Sexualisation of young people, particularly via new media and phone technologies was a heated area of debate and discussion in the bar - clearly a vital area that we must be on top of. Of course young people need to know and understand the legal context and the social and personal impact of sharing their own pictures willingly (now), or distributing pictures/stories of others. When thinking about the challenges technological developments present we must keep this in context and our wits firmly around us. Using text, the web and other new media is for some a consenting act and for others a new mode of an age old problem - sexual harassment and sexual bullying.

If you are interested in thinking more about the issues, here are links to a documentary and an article in the Times Educational Supplement on the issue of sex, pornography and new media. I was interviewed for both of these.

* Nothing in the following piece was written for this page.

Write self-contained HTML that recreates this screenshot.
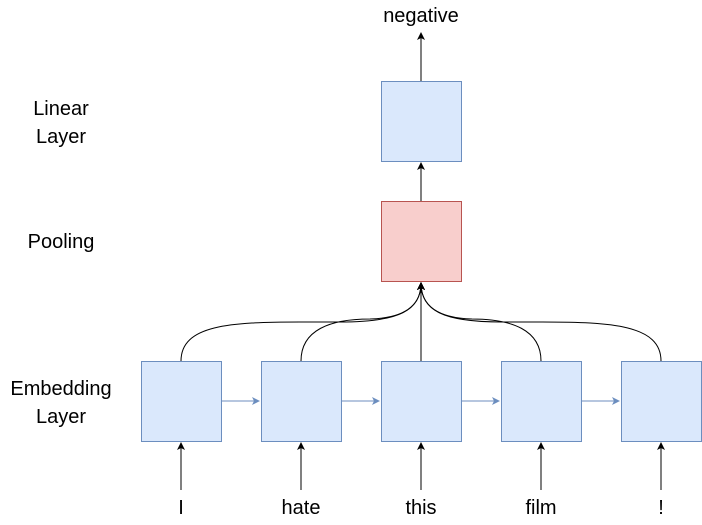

- Weblink to Radio 4 documentary ‘Sex, porn and teenagers’: http://www.bbc.co.uk/programmes/b00v1nkx

- Times Education Supplement, 1 October 2010: http://www.tes.co.uk/article.aspx?storycode=6059641

Monday, 5 January 2009

Sexual bullying - at last we are talking about it

Gay, queer, slut, slag, freak, virgin, lesbo, frigid - names that will make too many of us whince as we remember hearing the names, being called them or calling someone else them.  

I have just watched panorama on sexual bullying. At long long last we are talking publicly about sexual bullying.   I was closely involved in the anti-bullying agenda a couple of years ago with the anti-bullying alliance.  When I first started learning about bullying in schools, I was surprised at how much denial there was about the level, extent and diversity of bullying -bullying that started early in primary school and for some young people continued all the way through their education. 

As a sex educator I have worked in a whole range of settings including schools, youth service and pupil referral units I have talked with a lot of young people about unwanted attention and touching, name calling - slag, slut, gay, lesbo, virgin.  Girls being teased about their periods, about wearing a bra, about not wearing a bra.  Boys and girls being teased about having had sex, about not having had sex.   Research about gay boys and girls by Stonewall - Queer Bashing - and about girls and their experiences of menstruation in school - It's Time to Grow Up amongst other research are testament that sexual bullying really isn't a new phenomena.   

I was so pleased that Michelle Elliot said Kidscape now gets 2 or 3 calls a week, up from 2 or 3 a year, not because this is an indicator that sexual bullying is increasing, but conversely I believe because it is showing us that young people and children are feeling more able to name it and ask for help.  

As professionals, friends and family members we must be really vigilant about any sort of bullying - we know it is difficult for children and young people to tell someone they are being bullied.   We also need to remember that children have always said, 'i'll show you mine, if you show me yours'.  There is a distinct difference between normal healthy sexual development and children's curiosity about their bodies and sexual bullying in all its forms.

In a climate that is increasingly fearful of youth, sexual bullying is not yet another example of the moral breakdown of society.  It is decades old.  What is new is the fact that children, parents, carers and professionals are talking about it.   This is a positive response to an age old problem that many of us have memories and stories to prove.